Critique : Marching in the Dark
par Savina Petkova
- Dans ce documentaire, Kinshuk Surjan se penche avec empathie sur la question du deuil ainsi que sur ses rudes conséquences financières et son impact psychologique durable

Ces 20 dernières années, plus de 400 000 agricultrices ont perdu leurs maris parce qu'ils se sont suicidés, annonce le carton qui ouvre Marching in the Dark, un documentaire bouleversant qui a été tourné à Maharashtra, en Inde. Le film vient d'avoir la mention spéciale au Festival de Zurich (lire l'article) et il a été sélectionné aux European Film Awards (lire l'article).
Dans son premier long-métrage, Kinshuk Surjan pose un regard plein d'empathie sur ces deuils en envisageant et leurs terribles conséquences économiques, et le traumatisme qu'ils représentent. Le réalisateur indien installé à Bruxelles s'est déjà penché sur la précarité des familles paysannes en Inde dans ses recherches de doctorat, mais sa pratique du documentaire l'amène à observer la situation particulière des familles des suicidés à travers le cas d'une jeune veuve. Sanjivani (Sanjivani Bhure) est au centre du film. On la rencontre juste après que son mari ait mis fin à ses jours, une issue tragique qu'il a choisie parce qu'il n'arrivait plus à assumer les pertes de récoltes, les prix du marché et ses dettes.

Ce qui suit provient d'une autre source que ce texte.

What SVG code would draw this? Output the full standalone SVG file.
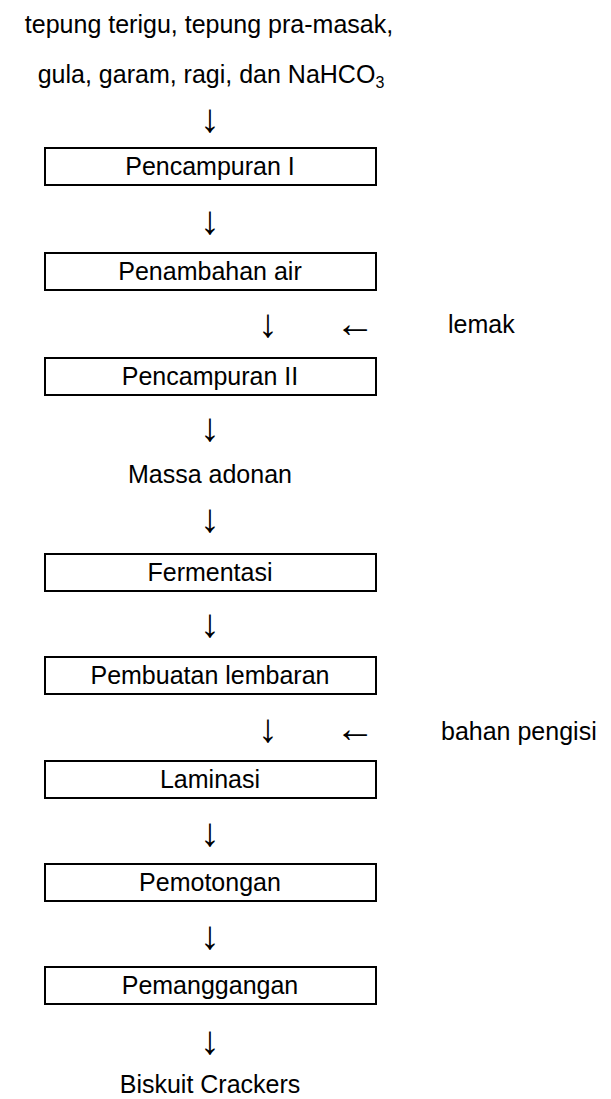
<svg xmlns="http://www.w3.org/2000/svg" width="611" height="1099" viewBox="0 0 611 1099">
<style>
.t{font-family:"Liberation Sans",Arial,sans-serif;font-size:25px;fill:#000;text-anchor:middle}
.l{font-family:"Liberation Sans",Arial,sans-serif;font-size:25px;fill:#000;text-anchor:start}
.a{font-family:"Liberation Serif","DejaVu Serif",serif;font-size:40px;fill:#000;text-anchor:middle;dominant-baseline:central}
.b{fill:#fff;stroke:#000;stroke-width:2}
</style>
<rect width="611" height="1099" fill="#fff"/>
<g id="input">
<text class="t" x="209" y="33" font-size="26">tepung terigu, tepung pra-masak,</text>
<text class="t" x="211" y="83">gula, garam, ragi, dan NaHCO<tspan font-size="16" dy="5">3</tspan></text>
</g>
<g id="n1"><rect class="b" x="45" y="148" width="331" height="37"/><text class="t" x="210" y="175">Pencampuran I</text></g>
<g id="n2"><rect class="b" x="45" y="253" width="331" height="37"/><text class="t" x="210" y="280">Penambahan air</text></g>
<g id="n3"><rect class="b" x="45" y="358" width="331" height="37"/><text class="t" x="210" y="385">Pencampuran II</text></g>
<g id="n4"><text class="t" x="210" y="483">Massa adonan</text></g>
<g id="n5"><rect class="b" x="45" y="554" width="331" height="37"/><text class="t" x="210" y="581">Fermentasi</text></g>
<g id="n6"><rect class="b" x="45" y="657" width="331" height="37"/><text class="t" x="210" y="684">Pembuatan lembaran</text></g>
<g id="n7"><rect class="b" x="45" y="761" width="331" height="37"/><text class="t" x="210" y="788">Laminasi</text></g>
<g id="n8"><rect class="b" x="45" y="864" width="331" height="37"/><text class="t" x="210" y="891">Pemotongan</text></g>
<g id="n9"><rect class="b" x="45" y="967" width="331" height="37"/><text class="t" x="210" y="994">Pemanggangan</text></g>
<g id="n10"><text class="t" x="210" y="1093">Biskuit Crackers</text></g>
<g id="lemak"><text class="l" x="448" y="333">lemak</text></g>
<g id="pengisi"><text class="l" x="441" y="740">bahan pengisi</text></g>
<g id="connectors">
<text class="a" x="210" y="118">↓</text>
<text class="a" x="210" y="220">↓</text>
<text class="a" x="268" y="323">↓</text>
<text class="a" x="355" y="323">←</text>
<text class="a" x="210" y="427">↓</text>
<text class="a" x="210" y="518">↓</text>
<text class="a" x="210" y="623">↓</text>
<text class="a" x="268" y="728">↓</text>
<text class="a" x="355" y="728">←</text>
<text class="a" x="210" y="832">↓</text>
<text class="a" x="210" y="935">↓</text>
<text class="a" x="210" y="1040">↓</text>
</g>
</svg>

Il n'est qu'un exemple parmi des milliers d'autres, tous les ans, et Sanjivani qu'une veuve parmi des milliers, mais Surjan veille bien à ne pas mélanger la dimension personnelle et l'expérience collective. Son approche observationnelle ne fait jamais trop distante : le réalisateur trouve au contraire le juste niveau de retenue formelle pour laisser la plaie respirer.
Sanjivani et ses deux enfants intégrent la famille de son beau-frère et par extension, se plient à ses volontés. Elle s'occupe aussi de la maison en plus de travailler à la ferme, mais le stigmate que le veuvage représente dans cette communauté l'empêche, comme d'autres veuves, de s'épanouir personnellement. Cependant, il y a une autre communauté au sein de cette communauté : un groupe de soutien pour les veuves qui leur permet de s'entraider. La caméra de Marching in the Dark reste, sans bouger, fixée sur ces femmes lors de leurs rencontres à deux et lors des sesssions en groupe, où l'une après l'autre, elles témoignent sur leur traumatisme. C'est dans la manière dont l'ensemble s'articule, et sur les longues prises ininterrompues en gros plan que le spectateur peut, comme Sanjivani, entrevoir un peu d'espoir.
Partager sa peine n'est jamais simple. De fait, pendant très longtemps, Sanjivani assiste aux réunions sans dire un mot, mais c'est bien ça, la vraie vocation du documentaire : de saisir le passage du temps non seulement en images par seconde, mais en tant qu'il donne lieu à des parcours émotionnels invisibles. La présence attentive de Surjan permet au spectateur de suivre de près la douleur, dans toutes ses fluctuations, qu'elles soient évoquées à voix haute ou pas, tout en examinant les cicatrices laissées par les problèmes systémiques qui pèsent affreusement sur l'agriculture aujourd'hui, tout spécialement en Inde. Les effets secondaires du capitalisme et du néolibéralisme coûtent plus de vies qu'on n'ose le reconnaître, et si ce que cela coûte de reconstruire sa vie, pour une veuve indienne, ne peut être mesuré, celles-ci mènent certainement cette marche dans le noir dont parle le titre.
Marching in the Dark a été produit par Clin d’oeil Films (Belgique) en coproduction avec SNG Film (Amsterdam) et NoCut Film Collective (Inde). Les ventes internationales du film sont gérées par Lightdox.